Как шла работа над этими иллюстрациями, можно проследить, изучив сохранённые художником три странички с автографами, с пояснениями карандашом и чернильной ручкой (номера страниц, названия иллюстраций). Хранилось им и указание Жака Шифрина, подписанное инициалами Ж.Ш., на каких страницах размещать иллюстрации. В архиве швейцарского фонда – и шестистраничная машинописная рукопись, озаглавленная: «Русские волшебные сказки», со списком иллюстраций в каждой главе и множественными собственноручными аннотациями, написанными карандашом и чернилами.
В чёрно-белых перовых заставках, концовках – изображения хитрой лисицы, свёрнутой в кольцо рыбы-щуки с колючими острыми плавниками, двуглавого орла, Жар-птицы в крошечной короне. Пляшущие вприсядку удалые молодцы то по двое, то вереницей, движущиеся в танце девицы, танцующие на задних ногах цирковые лошадки, дерущиеся друг с другом рогатые черти с вилами в костлявых руках только поначалу кажутся взятыми из лубков. Но чем больше в них вглядываешься, тем явственнее слышишь не балалаечные зажигательные переливы, а некую дробь, жёсткость современных ритмов, фигуры выглядят отлитыми из металла или вырезанными из дерева. Даже на суперобложке небольшое трио из музыкантов наяривает на народных инструментах не по-скоморошьи, а с каким-то ожесточением. В концовках встречаются ряды крохотных старинных пушек и «металлических» воинов. В их подчёркнутой повторяемости прочитывается некая агрессивность. Вот где в полную силу зазвучала повторяемость, её ритмы, так увлекавшие его в детстве при игре в солдатики!

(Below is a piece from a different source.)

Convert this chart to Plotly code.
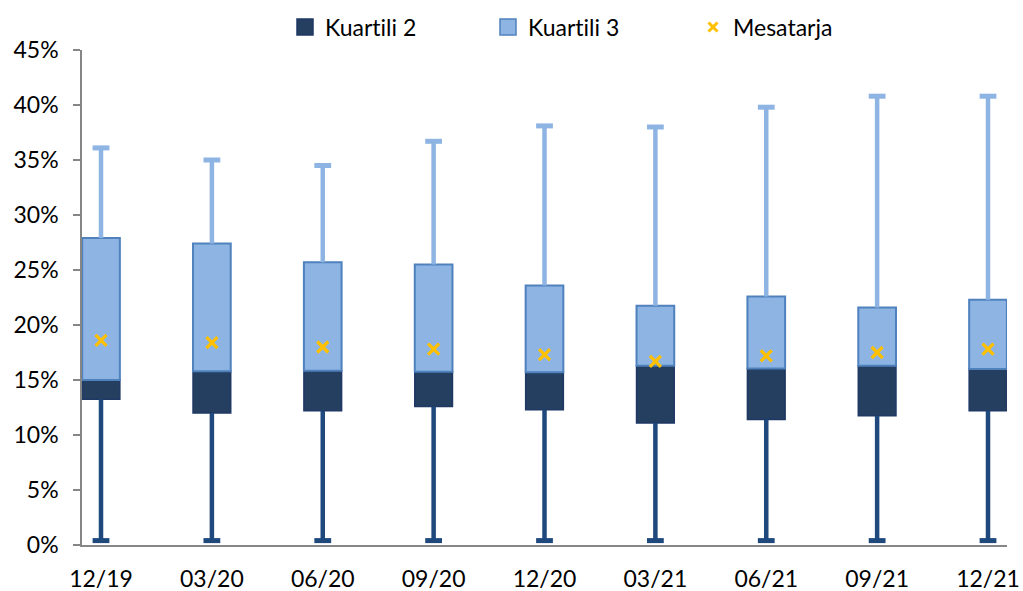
import plotly.graph_objects as go

categories = ["12/19", "03/20", "06/20", "09/20", "12/20", "03/21", "06/21", "09/21", "12/21"]
q_min = [0.4, 0.4, 0.4, 0.4, 0.4, 0.4, 0.4, 0.4, 0.4]
q1 = [13.25, 12.0, 12.2, 12.6, 12.3, 11.1, 11.4, 11.75, 12.2]
median = [15.0, 15.8, 15.85, 15.75, 15.7, 16.3, 16.05, 16.3, 16.0]
q3 = [27.9, 27.4, 25.7, 25.5, 23.6, 21.75, 22.6, 21.6, 22.3]
q_max = [36.1, 35.0, 34.5, 36.7, 38.1, 38.0, 39.8, 40.8, 40.8]
mean = [18.6, 18.4, 18.0, 17.8, 17.3, 16.7, 17.2, 17.5, 17.8]
y_ticks = [0, 5, 10, 15, 20, 25, 30, 35, 40, 45]

DARK = "#243F60"
DARK_EDGE = "#1F3864"
LOW_WHISK = "#1F497D"
LIGHT = "#8EB4E3"
LIGHT_EDGE = "#4F81BD"
MEAN_C = "#FFC000"
AXIS_C = "#868686"
FONT = "Lato"

xs = list(range(len(categories)))

fig = go.Figure()

fig.add_trace(go.Bar(
    x=xs, y=[m - a for m, a in zip(median, q1)], base=q1, width=0.34,
    marker=dict(color=DARK, line=dict(color=DARK_EDGE, width=1.5)),
    showlegend=False, hoverinfo="skip"))
fig.add_trace(go.Bar(
    x=xs, y=[b - m for b, m in zip(q3, median)], base=median, width=0.34,
    marker=dict(color=LIGHT, line=dict(color=LIGHT_EDGE, width=2)),
    showlegend=False, hoverinfo="skip"))

# whisker segments
lx, ly, ux, uy = [], [], [], []
for i in xs:
    lx += [i, i, None]
    ly += [q_min[i], q1[i], None]
    ux += [i, i, None]
    uy += [q3[i], q_max[i], None]

fig.add_trace(go.Scatter(x=lx, y=ly, mode="lines", line=dict(color=LOW_WHISK, width=4.5),
                         showlegend=False, hoverinfo="skip"))
fig.add_trace(go.Scatter(x=ux, y=uy, mode="lines", line=dict(color=LIGHT, width=4.5),
                         showlegend=False, hoverinfo="skip"))
fig.add_trace(go.Scatter(x=xs, y=q_min, mode="markers",
                         marker=dict(symbol="line-ew", size=12, line=dict(color=LOW_WHISK, width=5)),
                         showlegend=False, hoverinfo="skip"))
fig.add_trace(go.Scatter(x=xs, y=q_max, mode="markers",
                         marker=dict(symbol="line-ew", size=12, line=dict(color=LIGHT, width=5)),
                         showlegend=False, hoverinfo="skip"))
fig.add_trace(go.Scatter(x=xs, y=mean, mode="markers",
                         marker=dict(symbol="x-thin", size=11, line=dict(color=MEAN_C, width=3.2)),
                         showlegend=False, hoverinfo="skip"))

# legend entries
fig.add_trace(go.Scatter(x=[None], y=[None], mode="markers", name="Kuartili 2",
                         marker=dict(symbol="square", size=16, color=DARK, line=dict(color=DARK_EDGE, width=1.5)),
                         legend="legend"))
fig.add_trace(go.Scatter(x=[None], y=[None], mode="markers", name="Kuartili 3",
                         marker=dict(symbol="square", size=16, color=LIGHT, line=dict(color=LIGHT_EDGE, width=1.5)),
                         legend="legend2"))
fig.add_trace(go.Scatter(x=[None], y=[None], mode="markers", name="Mesatarja",
                         marker=dict(symbol="x-thin", size=9, line=dict(color=MEAN_C, width=3)),
                         legend="legend3"))

leg_common = dict(orientation="h", yanchor="middle", y=1 - 27 / 591, xanchor="left",
                  xref="container", yref="container",
                  font=dict(family=FONT, size=23, color="black"), bgcolor="rgba(0,0,0,0)",
                  itemsizing="trace")

fig.update_layout(
    width=1023, height=591,
    margin=dict(l=82, r=16, t=50, b=46, autoexpand=False),
    paper_bgcolor="white", plot_bgcolor="white",
    barmode="overlay",
    font=dict(family=FONT, size=23, color="black"),
    legend=dict(leg_common, x=285 / 1023),
    legend2=dict(leg_common, x=488 / 1023),
    legend3=dict(leg_common, x=693 / 1023),
    xaxis=dict(range=[-0.1714, 8.1713], tickmode="array", tickvals=xs, ticktext=categories,
               showline=True, linecolor=AXIS_C, linewidth=1.5, ticks="", showgrid=False,
               zeroline=False, ticklabelstandoff=13, automargin=False,
               tickfont=dict(family=FONT, size=23)),
    yaxis=dict(range=[0, 45], tickmode="array", tickvals=y_ticks,
               ticktext=[f"{v}%" for v in y_ticks],
               showline=True, linecolor=AXIS_C, linewidth=1.5, ticks="outside", ticklen=7,
               tickcolor=AXIS_C, tickwidth=1.5, showgrid=False, zeroline=False,
               ticklabelstandoff=10, automargin=False, tickfont=dict(family=FONT, size=23)),
)

post = (
    "document.body.style.margin='0';document.body.style.overflow='hidden';"
    "var s=document.createElement('style');"
    "s.textContent='text{font-variant-ligatures:none !important;font-feature-settings:\"liga\" 0,\"dlig\" 0 !important;}';"
    "document.head.appendChild(s);"
)

fig.write_html("out.html", config={"displayModeBar": False}, post_script=post)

Лубок, видимо, привлёк Алексеева простотой техники, лаконизмом изобразительных средств, грубоватым штрихом, цветовыми решениями, фантазией. Наивен, лукав мир лубочной картинки, этой своеобразной энциклопедии народной жизни, рассказывающей о ней подчас языком, не признающим полутонов, легко объединяющим высокое и низкое, духовное и телесное, фантастическое и обыденное, смешное и серьёзное. Это «потешные картинки». У Алексеева, если в его цветных литографиях и есть «потешность», она совсем иного рода. Озорного лубочного юмора, а тем более душевного простодушия, в них нет, нет их в самой пластике, в штрихах и в линиях, даже в использовании цвета, хотя художник ограничивается пятью звучными, выразительными цветами, принятыми в лубке: малиновым, зелёным, жёлтым, красным и чёрным, да и художественное пространство, заметно театрализованное, напоминает лубочное. Композиция нередко делится на две самодостаточные части – нижнюю и верхнюю, в них протекают разные по времени действия. Смелость в лубке выбора приёмов, вплоть до гротеска и намеренной деформации фигур, укрупнение одной из них близки художнику. Хитро жмурящийся кот в нижней части иллюстрации к сказке «Кот, петух и лиса» гораздо объёмнее и крупнее, чем лиса и петух в верхней части этой плоскостной композиции. Но и в ней та особая, мрачновато-жёсткая игровая реальность, которой не бывает в лубке[110]
.Нередко Алексеев выбирал сюжеты, связанные с жестоким противостоянием. Портрет Кощея Бессмертного (из одноимённой сказки) – чудовищно оскалившийся скелет с конём, словно выкованным из жести, – олицетворение войны, собирающей кровавую жатву. Соловей-разбойник – воинственная злая птица, держащая под крылом лук, примостившись в ветвях столетнего дуба. Грузный богатырь Илья Муромец, пускающий стрелу из лука во врага, изображён на переднем плане со спины в кольчуге, со щитом и мечом, но в нём есть что-то беззащитное. Он сидит на расписном игрушечном коньке, да и сам похож на глиняную расписную игрушку. А над ним змеи клубятся. Грубоватые штрихи гравюры, тёмно-синие мрачные оттенки создают тревожную атмосферу непокоя и опасности. Страшны безликие воители, конные и пешие, кто – с пиками, кто – со стрелами наступающие друг на друга, красные и чёрные, в четыре ряда по вертикали, безрадостно освещённые кто – солнцем, кто – луной, в облаках, в тучах пыли – в плоскостном, силуэтном решении. Московский художник, рассматривая иллюстрацию и не зная, что Алексеев работал в годы войны, неожиданно заметил: «Тут звуки Ленинградской симфонии Шостаковича слышны».